Intuitive physical concept for squared velocity in the context of energy

Question

Kinetic energy $E_{kin} = \frac{1}{ 2} m v^2 $ may be expressed in $kg \frac{ m^2 }{sec^2}$.The formula includes squared velocity. However, instead of squared velocity = v • v it seems to be easier to imagine acceleration times distance = a • s as shown by the formula for work:

W = F • s = m • a • s

That means :

• 1. Energy is a constant force F applied over a distance s, force being mass times acceleration.
• 2. The unit $\frac{ m^2 }{sec^2}$ is divided into $\frac{ m}{sec^2}$ (acceleration) and $m$ (distance) .

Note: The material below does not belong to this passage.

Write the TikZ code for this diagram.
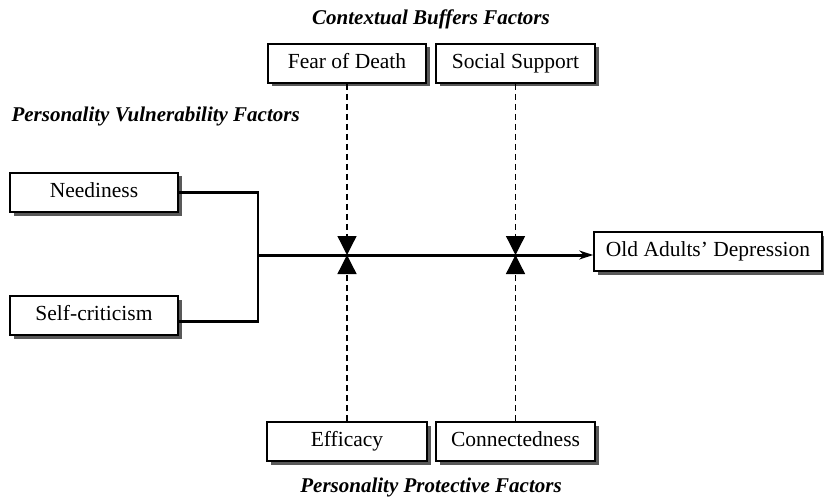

I am looking for an intuitive model for the fact that energy includes squared velocity and where a • s is replaced by v • v.

Does there exist such an intuitive model in any domain of physics?

Answer 1

It is not matter of units, or easier. The issue that you ask implies the energy conservation law:

if you invest mechanical work you obtain an increase of energy.

If the effect of the force is that the velocity of an object increases, then the mechanical work was spent for increasing the kinetic energy of the object.

So, imagine a force $F$ pushing an object of mass $m$ along a distance $s$. The mechanical work done by the force is

$\int_{s_0}^{s_1} F ds = m\int_{s_0}^{s_1} a \ ds$

Now, let's do a trick:

$m\int_{s_0}^{s_1} a \ ds = \int_{s_0}^{s_1} a \ dt \ \frac {ds}{dt} .$

But since $adt = dv$ and $ds/dt =v$ we get,

$\int_{s_0}^{s_1} F ds = m\int_{v_0}^{v_1} v \ dv = m\frac {v_1^2 - v_0^2}{2},$

where I changed the limits of integration in the integral in the middle because the variable of integration changed. Indeed the mechanical work in your problem increases the kinetic energy.

Answer 2

I think of V^2 as the rate of change of the surface area of an expanding sphere , it's radius changing at constant V , but the surface area A = Pi r^2 expanding at v^2. Does that help ?

Also in: E = MC^2

E = The total energy of a body at rest, V = 0

C^2 is a constant of proportionality, a real number, but not dimentionless - otherwise the formula would not be dimenionaly consistant. But this is beyond me!